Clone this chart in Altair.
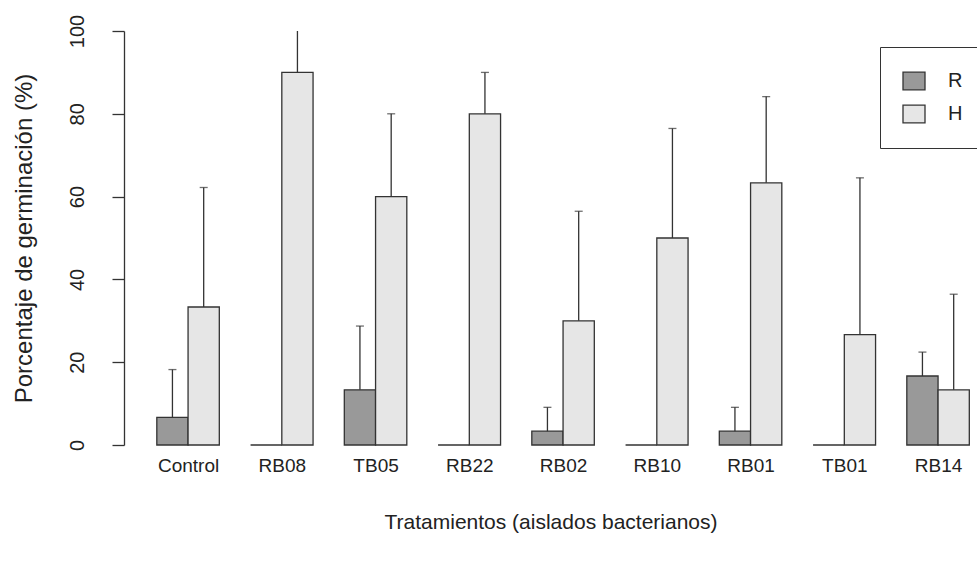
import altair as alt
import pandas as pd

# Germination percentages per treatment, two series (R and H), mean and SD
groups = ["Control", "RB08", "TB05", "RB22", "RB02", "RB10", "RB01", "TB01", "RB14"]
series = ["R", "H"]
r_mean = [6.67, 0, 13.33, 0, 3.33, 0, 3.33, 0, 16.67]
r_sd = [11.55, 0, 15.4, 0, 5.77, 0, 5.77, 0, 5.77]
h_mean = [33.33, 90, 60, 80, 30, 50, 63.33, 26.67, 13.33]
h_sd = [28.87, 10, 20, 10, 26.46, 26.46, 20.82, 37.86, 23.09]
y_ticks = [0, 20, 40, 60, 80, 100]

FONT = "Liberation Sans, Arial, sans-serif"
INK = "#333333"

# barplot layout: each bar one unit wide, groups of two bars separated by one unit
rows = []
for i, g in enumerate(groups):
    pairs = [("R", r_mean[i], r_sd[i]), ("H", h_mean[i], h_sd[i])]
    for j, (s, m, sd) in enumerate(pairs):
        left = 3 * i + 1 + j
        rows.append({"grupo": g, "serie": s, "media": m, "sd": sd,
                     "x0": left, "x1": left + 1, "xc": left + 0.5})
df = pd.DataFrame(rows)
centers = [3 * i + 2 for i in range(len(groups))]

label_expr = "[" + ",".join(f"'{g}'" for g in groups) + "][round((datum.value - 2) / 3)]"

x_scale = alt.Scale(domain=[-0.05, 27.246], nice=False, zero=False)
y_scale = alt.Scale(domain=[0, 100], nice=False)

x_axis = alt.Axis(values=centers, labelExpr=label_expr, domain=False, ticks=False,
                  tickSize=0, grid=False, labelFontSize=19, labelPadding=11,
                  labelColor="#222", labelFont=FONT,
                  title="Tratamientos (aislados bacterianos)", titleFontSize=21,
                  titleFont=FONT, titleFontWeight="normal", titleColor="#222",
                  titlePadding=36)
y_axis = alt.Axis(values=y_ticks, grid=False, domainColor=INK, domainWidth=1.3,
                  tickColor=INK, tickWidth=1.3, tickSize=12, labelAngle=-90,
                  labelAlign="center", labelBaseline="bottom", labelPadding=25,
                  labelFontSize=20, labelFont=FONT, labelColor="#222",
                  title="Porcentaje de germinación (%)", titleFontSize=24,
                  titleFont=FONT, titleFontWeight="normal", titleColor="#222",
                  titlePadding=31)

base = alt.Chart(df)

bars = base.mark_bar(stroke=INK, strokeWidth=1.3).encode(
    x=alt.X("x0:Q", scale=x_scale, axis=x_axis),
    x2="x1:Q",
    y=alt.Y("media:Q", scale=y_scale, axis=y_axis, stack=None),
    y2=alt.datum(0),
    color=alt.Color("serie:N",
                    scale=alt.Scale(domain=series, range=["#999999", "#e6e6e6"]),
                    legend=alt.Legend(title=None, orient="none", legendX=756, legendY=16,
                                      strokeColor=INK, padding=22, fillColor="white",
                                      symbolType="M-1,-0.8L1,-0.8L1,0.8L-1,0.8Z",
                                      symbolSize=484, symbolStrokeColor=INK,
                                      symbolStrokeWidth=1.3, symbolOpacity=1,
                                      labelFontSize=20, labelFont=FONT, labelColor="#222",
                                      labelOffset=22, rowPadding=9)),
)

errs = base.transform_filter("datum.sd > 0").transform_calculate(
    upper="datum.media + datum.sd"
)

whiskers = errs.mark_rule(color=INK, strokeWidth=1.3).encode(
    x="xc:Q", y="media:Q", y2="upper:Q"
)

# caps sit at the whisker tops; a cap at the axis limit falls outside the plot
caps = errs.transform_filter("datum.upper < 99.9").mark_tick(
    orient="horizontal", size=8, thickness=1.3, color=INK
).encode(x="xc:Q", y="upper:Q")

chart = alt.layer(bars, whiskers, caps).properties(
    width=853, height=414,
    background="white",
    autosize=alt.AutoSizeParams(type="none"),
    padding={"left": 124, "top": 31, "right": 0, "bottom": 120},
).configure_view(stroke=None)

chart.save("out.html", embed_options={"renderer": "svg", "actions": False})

* * *

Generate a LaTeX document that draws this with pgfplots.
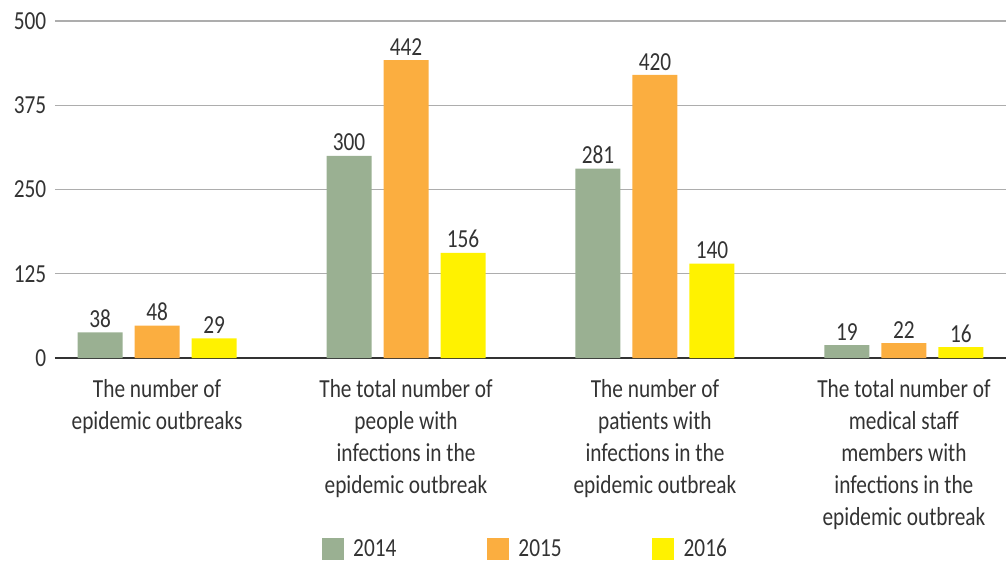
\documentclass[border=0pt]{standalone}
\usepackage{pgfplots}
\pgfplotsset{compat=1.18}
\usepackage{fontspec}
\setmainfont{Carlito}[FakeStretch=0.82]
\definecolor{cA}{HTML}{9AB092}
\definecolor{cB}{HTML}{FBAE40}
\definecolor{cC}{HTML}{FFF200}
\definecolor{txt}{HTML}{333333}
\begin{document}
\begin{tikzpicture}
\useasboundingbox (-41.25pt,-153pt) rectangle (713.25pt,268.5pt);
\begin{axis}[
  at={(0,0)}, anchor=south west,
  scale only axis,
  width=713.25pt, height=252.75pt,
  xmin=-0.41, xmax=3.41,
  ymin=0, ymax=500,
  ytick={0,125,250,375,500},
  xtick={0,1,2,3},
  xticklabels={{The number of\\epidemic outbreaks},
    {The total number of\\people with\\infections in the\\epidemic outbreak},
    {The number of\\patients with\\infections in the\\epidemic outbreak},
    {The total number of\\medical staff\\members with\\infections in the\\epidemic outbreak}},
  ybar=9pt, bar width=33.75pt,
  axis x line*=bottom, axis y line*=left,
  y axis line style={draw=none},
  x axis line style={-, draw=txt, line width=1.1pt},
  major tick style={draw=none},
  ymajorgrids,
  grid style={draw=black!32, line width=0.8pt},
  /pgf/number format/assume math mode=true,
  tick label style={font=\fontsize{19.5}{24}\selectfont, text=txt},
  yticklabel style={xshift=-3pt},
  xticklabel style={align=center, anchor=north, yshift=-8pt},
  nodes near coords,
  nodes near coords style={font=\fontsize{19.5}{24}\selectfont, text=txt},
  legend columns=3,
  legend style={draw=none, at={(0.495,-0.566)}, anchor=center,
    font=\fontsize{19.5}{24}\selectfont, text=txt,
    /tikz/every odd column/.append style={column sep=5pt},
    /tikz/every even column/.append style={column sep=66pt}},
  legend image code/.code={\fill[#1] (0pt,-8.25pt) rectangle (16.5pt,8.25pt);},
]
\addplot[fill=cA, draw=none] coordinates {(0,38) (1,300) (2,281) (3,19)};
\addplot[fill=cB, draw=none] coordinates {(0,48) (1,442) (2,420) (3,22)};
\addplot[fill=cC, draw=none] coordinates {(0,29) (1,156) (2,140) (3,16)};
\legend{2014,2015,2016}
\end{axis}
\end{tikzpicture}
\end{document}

* * *

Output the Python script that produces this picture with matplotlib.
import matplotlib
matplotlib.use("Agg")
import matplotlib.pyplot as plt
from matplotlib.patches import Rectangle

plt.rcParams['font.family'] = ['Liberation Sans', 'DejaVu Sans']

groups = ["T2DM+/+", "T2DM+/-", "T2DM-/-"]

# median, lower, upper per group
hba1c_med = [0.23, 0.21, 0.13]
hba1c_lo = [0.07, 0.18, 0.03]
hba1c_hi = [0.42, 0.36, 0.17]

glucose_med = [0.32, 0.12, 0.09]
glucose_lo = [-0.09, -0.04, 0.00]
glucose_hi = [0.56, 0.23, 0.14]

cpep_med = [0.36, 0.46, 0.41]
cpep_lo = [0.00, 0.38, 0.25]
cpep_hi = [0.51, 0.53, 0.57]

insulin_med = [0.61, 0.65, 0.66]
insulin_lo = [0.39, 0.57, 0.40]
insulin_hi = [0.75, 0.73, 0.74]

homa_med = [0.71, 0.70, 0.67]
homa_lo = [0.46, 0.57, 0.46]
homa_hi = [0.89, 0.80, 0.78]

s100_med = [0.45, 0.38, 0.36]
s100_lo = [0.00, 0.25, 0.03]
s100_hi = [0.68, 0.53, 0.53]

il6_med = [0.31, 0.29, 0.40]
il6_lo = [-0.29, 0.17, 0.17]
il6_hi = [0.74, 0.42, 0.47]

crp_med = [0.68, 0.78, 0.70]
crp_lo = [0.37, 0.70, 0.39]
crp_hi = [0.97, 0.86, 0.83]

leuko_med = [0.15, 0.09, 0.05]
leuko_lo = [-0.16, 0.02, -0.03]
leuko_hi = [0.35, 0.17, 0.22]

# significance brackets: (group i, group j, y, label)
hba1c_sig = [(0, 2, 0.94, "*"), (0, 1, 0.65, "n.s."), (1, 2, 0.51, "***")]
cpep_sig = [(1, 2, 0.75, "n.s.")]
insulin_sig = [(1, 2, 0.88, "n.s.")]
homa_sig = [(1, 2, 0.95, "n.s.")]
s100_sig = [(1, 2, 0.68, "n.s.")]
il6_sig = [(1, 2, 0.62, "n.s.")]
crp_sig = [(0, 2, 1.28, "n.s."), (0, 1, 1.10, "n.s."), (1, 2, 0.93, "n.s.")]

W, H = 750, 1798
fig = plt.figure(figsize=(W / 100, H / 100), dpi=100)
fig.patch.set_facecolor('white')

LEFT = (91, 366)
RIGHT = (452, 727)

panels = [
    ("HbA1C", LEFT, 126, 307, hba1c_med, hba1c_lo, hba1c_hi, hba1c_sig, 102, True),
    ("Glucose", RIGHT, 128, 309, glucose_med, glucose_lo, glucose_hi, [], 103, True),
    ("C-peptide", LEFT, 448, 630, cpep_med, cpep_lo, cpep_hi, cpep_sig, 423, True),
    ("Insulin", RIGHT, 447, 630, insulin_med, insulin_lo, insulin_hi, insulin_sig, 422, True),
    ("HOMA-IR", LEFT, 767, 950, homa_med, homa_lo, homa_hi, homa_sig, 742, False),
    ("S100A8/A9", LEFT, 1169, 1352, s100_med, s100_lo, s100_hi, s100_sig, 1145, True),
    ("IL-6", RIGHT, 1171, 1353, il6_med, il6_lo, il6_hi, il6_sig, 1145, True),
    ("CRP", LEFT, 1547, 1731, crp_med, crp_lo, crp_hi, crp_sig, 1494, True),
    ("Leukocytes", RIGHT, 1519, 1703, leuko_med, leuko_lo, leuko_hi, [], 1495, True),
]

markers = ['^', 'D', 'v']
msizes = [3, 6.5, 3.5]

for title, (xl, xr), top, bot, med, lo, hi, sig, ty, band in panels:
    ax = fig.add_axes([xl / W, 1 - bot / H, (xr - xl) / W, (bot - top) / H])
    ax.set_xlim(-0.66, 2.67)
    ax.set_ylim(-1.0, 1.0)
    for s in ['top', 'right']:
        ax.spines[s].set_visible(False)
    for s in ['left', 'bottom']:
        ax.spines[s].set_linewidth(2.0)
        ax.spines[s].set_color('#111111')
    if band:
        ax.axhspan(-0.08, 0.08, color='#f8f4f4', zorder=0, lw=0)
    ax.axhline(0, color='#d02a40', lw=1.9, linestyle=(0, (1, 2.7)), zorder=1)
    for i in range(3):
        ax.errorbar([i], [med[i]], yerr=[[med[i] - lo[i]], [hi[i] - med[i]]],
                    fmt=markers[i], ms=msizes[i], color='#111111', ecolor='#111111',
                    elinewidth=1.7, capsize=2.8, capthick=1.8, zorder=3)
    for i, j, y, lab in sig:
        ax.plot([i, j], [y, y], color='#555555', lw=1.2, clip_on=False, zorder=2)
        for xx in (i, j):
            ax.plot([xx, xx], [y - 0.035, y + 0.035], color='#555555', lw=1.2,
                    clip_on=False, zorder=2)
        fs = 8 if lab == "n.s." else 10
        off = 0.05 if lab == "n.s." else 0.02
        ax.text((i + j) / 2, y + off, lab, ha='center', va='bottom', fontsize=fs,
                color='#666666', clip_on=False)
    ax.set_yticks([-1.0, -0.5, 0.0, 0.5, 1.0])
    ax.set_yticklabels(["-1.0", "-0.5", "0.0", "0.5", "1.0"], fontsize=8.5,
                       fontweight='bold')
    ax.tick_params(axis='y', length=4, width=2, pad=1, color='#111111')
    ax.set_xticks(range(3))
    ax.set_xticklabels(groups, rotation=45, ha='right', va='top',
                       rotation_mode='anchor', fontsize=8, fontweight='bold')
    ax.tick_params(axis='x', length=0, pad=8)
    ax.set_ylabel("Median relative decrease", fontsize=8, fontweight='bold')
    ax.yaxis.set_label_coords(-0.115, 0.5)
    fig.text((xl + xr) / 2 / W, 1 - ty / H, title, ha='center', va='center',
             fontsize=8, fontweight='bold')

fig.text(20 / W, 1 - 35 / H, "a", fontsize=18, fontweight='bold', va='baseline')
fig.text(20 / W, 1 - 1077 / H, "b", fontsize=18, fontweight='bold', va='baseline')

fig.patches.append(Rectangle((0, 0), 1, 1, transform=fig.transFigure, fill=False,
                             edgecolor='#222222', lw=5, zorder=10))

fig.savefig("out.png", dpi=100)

_AIM:_ Without the pictures, give again only the lines beginning at the line that contains "Clone this chart in Altair." and stopping after the line that contains "y_scale = alt.Scale(domain=[0, 100], nice=False)", exactly as written.

_REPLY:_
Clone this chart in Altair.
import altair as alt
import pandas as pd

# Germination percentages per treatment, two series (R and H), mean and SD
groups = ["Control", "RB08", "TB05", "RB22", "RB02", "RB10", "RB01", "TB01", "RB14"]
series = ["R", "H"]
r_mean = [6.67, 0, 13.33, 0, 3.33, 0, 3.33, 0, 16.67]
r_sd = [11.55, 0, 15.4, 0, 5.77, 0, 5.77, 0, 5.77]
h_mean = [33.33, 90, 60, 80, 30, 50, 63.33, 26.67, 13.33]
h_sd = [28.87, 10, 20, 10, 26.46, 26.46, 20.82, 37.86, 23.09]
y_ticks = [0, 20, 40, 60, 80, 100]

FONT = "Liberation Sans, Arial, sans-serif"
INK = "#333333"

# barplot layout: each bar one unit wide, groups of two bars separated by one unit
rows = []
for i, g in enumerate(groups):
    pairs = [("R", r_mean[i], r_sd[i]), ("H", h_mean[i], h_sd[i])]
    for j, (s, m, sd) in enumerate(pairs):
        left = 3 * i + 1 + j
        rows.append({"grupo": g, "serie": s, "media": m, "sd": sd,
                     "x0": left, "x1": left + 1, "xc": left + 0.5})
df = pd.DataFrame(rows)
centers = [3 * i + 2 for i in range(len(groups))]

label_expr = "[" + ",".join(f"'{g}'" for g in groups) + "][round((datum.value - 2) / 3)]"

x_scale = alt.Scale(domain=[-0.05, 27.246], nice=False, zero=False)
y_scale = alt.Scale(domain=[0, 100], nice=False)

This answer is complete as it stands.